Copy out the listing that follows, exactly, without its pictures.

* Start Given material *

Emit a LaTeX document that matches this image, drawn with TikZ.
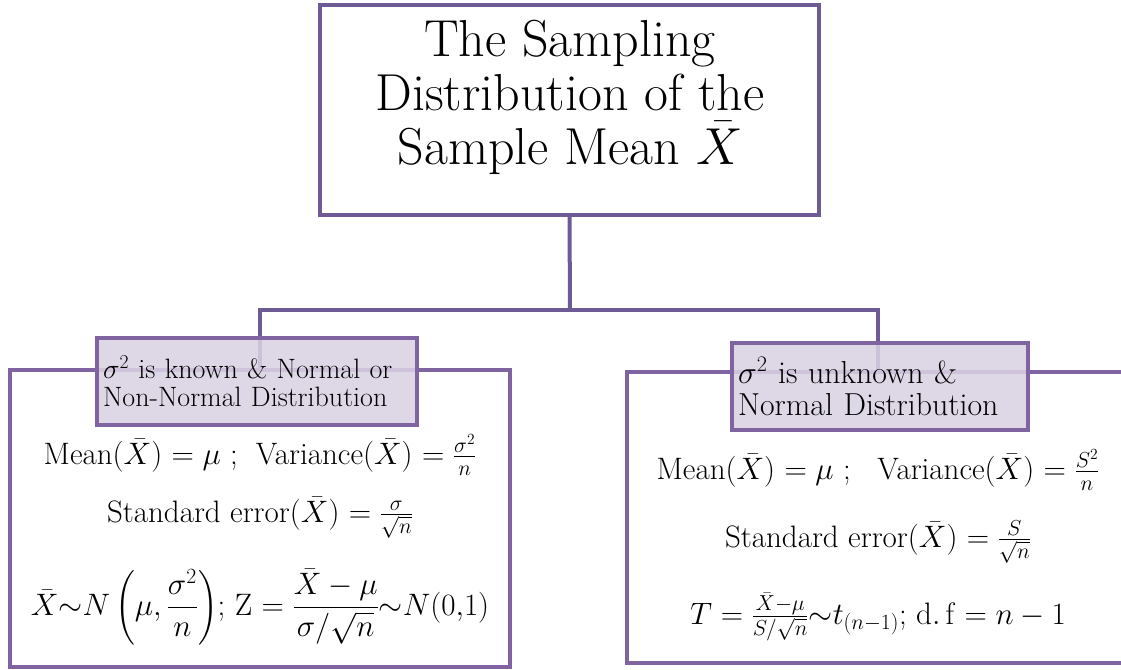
\RequirePackage{fix-cm}
\documentclass[tikz,border=0pt]{standalone}
\usepackage{amsmath}
\usetikzlibrary{positioning,backgrounds}
\definecolor{boxpurple}{HTML}{8064A2}
\definecolor{linepurple}{HTML}{6E5A94}
\definecolor{labelfill}{HTML}{D9D1E3}
\tikzset{
  titlebox/.style={draw=linepurple, line width=4pt, rectangle, minimum width=499pt, minimum height=210pt, inner sep=0pt},
  titletext/.style={align=center, inner sep=0pt, font=\fontsize{52}{54}\selectfont},
  formbox/.style={draw=boxpurple, line width=4pt, rectangle, inner sep=0pt},
  condlabel/.style={draw=boxpurple, line width=4pt, rectangle, fill=labelfill, fill opacity=0.88, text opacity=1, align=left, inner xsep=6pt, inner ysep=0pt, minimum height=87pt},
  formula/.style={inner sep=0pt, font=\fontsize{31}{34}\selectfont},
  line/.style={draw=linepurple, line width=4pt}
}

\begin{document}
\begin{tikzpicture}[x=1pt, y=-1pt]
    \useasboundingbox (0,0) rectangle (1121,669);

    % title
    \node[titlebox] (title) at (569.5,110) {};
    \node[titletext] (titletext) at (570,97) {The Sampling\\Distribution of the\\Sample Mean $\bar{X}$};

    % the two cases
    \node[formbox, minimum width=500pt, minimum height=297pt] (knownbox) at (260,518.5) {};
    \node[formbox, minimum width=502pt, minimum height=291pt] (unknownbox) at (878,517.5) {};

    \node[condlabel, text width=308pt, font=\fontsize{28}{28}\selectfont] (knownlabel) at (257,381.5) {$\sigma^2$ is known \& Normal or\\Non-Normal Distribution};
    \node[condlabel, text width=284pt, font=\fontsize{31.8}{32}\selectfont] (unknownlabel) at (880,386.5) {$\sigma^2$ is unknown \&\\Normal Distribution};

    % sigma known
    \node[formula] (knownmean) at (260,455) {Mean($\bar{X}$) $=\mu$ ;\; Variance($\bar{X}$) $=\frac{\sigma^2}{n}$};
    \node[formula] (knownse) at (260,518) {Standard error($\bar{X}$) $=\frac{\sigma}{\sqrt{n}}$};
    \node[formula] (knownz) at (260,607) {$\bar{X}{\sim}N\left(\mu,\dfrac{\sigma^2}{n}\right)$; Z $=\dfrac{\bar{X}-\mu}{\sigma/\sqrt{n}}{\sim}N(0{,}1)$};

    % sigma unknown
    \node[formula] (unknownmean) at (878,470) {Mean($\bar{X}$) $=\mu$ ;\;\; Variance($\bar{X}$) $=\frac{S^2}{n}$};
    \node[formula] (unknownse) at (878,542) {Standard error($\bar{X}$) $=\frac{S}{\sqrt{n}}$};
    \node[formula] (unknownt) at (878,617) {$T=\frac{\bar{X}-\mu}{S/\sqrt{n}}{\sim}t_{(n-1)}$; $\mathrm{d.\,f}=n-1$};

    % connectors
    \coordinate (split) at (570,310);
    \begin{pgfonlayer}{background}
        \draw[line] (title.south) -- (split);
        \draw[line] (split) -| (knownbox.north);
        \draw[line] (split) -| (unknownbox.north);
    \end{pgfonlayer}
\end{tikzpicture}
\end{document}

* End Given material *

#### Exercise result:
Emit a LaTeX document that matches this image, drawn with TikZ.
\RequirePackage{fix-cm}
\documentclass[tikz,border=0pt]{standalone}
\usepackage{amsmath}
\usetikzlibrary{positioning,backgrounds}
\definecolor{boxpurple}{HTML}{8064A2}
\definecolor{linepurple}{HTML}{6E5A94}
\definecolor{labelfill}{HTML}{D9D1E3}
\tikzset{
  titlebox/.style={draw=linepurple, line width=4pt, rectangle, minimum width=499pt, minimum height=210pt, inner sep=0pt},
  titletext/.style={align=center, inner sep=0pt, font=\fontsize{52}{54}\selectfont},
  formbox/.style={draw=boxpurple, line width=4pt, rectangle, inner sep=0pt},
  condlabel/.style={draw=boxpurple, line width=4pt, rectangle, fill=labelfill, fill opacity=0.88, text opacity=1, align=left, inner xsep=6pt, inner ysep=0pt, minimum height=87pt},
  formula/.style={inner sep=0pt, font=\fontsize{31}{34}\selectfont},
  line/.style={draw=linepurple, line width=4pt}
}

\begin{document}
\begin{tikzpicture}[x=1pt, y=-1pt]
    \useasboundingbox (0,0) rectangle (1121,669);

    % title
    \node[titlebox] (title) at (569.5,110) {};
    \node[titletext] (titletext) at (570,97) {The Sampling\\Distribution of the\\Sample Mean $\bar{X}$};

    % the two cases
    \node[formbox, minimum width=500pt, minimum height=297pt] (knownbox) at (260,518.5) {};
    \node[formbox, minimum width=502pt, minimum height=291pt] (unknownbox) at (878,517.5) {};

    \node[condlabel, text width=308pt, font=\fontsize{28}{28}\selectfont] (knownlabel) at (257,381.5) {$\sigma^2$ is known \& Normal or\\Non-Normal Distribution};
    \node[condlabel, text width=284pt, font=\fontsize{31.8}{32}\selectfont] (unknownlabel) at (880,386.5) {$\sigma^2$ is unknown \&\\Normal Distribution};

    % sigma known
    \node[formula] (knownmean) at (260,455) {Mean($\bar{X}$) $=\mu$ ;\; Variance($\bar{X}$) $=\frac{\sigma^2}{n}$};
    \node[formula] (knownse) at (260,518) {Standard error($\bar{X}$) $=\frac{\sigma}{\sqrt{n}}$};
    \node[formula] (knownz) at (260,607) {$\bar{X}{\sim}N\left(\mu,\dfrac{\sigma^2}{n}\right)$; Z $=\dfrac{\bar{X}-\mu}{\sigma/\sqrt{n}}{\sim}N(0{,}1)$};

    % sigma unknown
    \node[formula] (unknownmean) at (878,470) {Mean($\bar{X}$) $=\mu$ ;\;\; Variance($\bar{X}$) $=\frac{S^2}{n}$};
    \node[formula] (unknownse) at (878,542) {Standard error($\bar{X}$) $=\frac{S}{\sqrt{n}}$};
    \node[formula] (unknownt) at (878,617) {$T=\frac{\bar{X}-\mu}{S/\sqrt{n}}{\sim}t_{(n-1)}$; $\mathrm{d.\,f}=n-1$};

    % connectors
    \coordinate (split) at (570,310);
    \begin{pgfonlayer}{background}
        \draw[line] (title.south) -- (split);
        \draw[line] (split) -| (knownbox.north);
        \draw[line] (split) -| (unknownbox.north);
    \end{pgfonlayer}
\end{tikzpicture}
\end{document}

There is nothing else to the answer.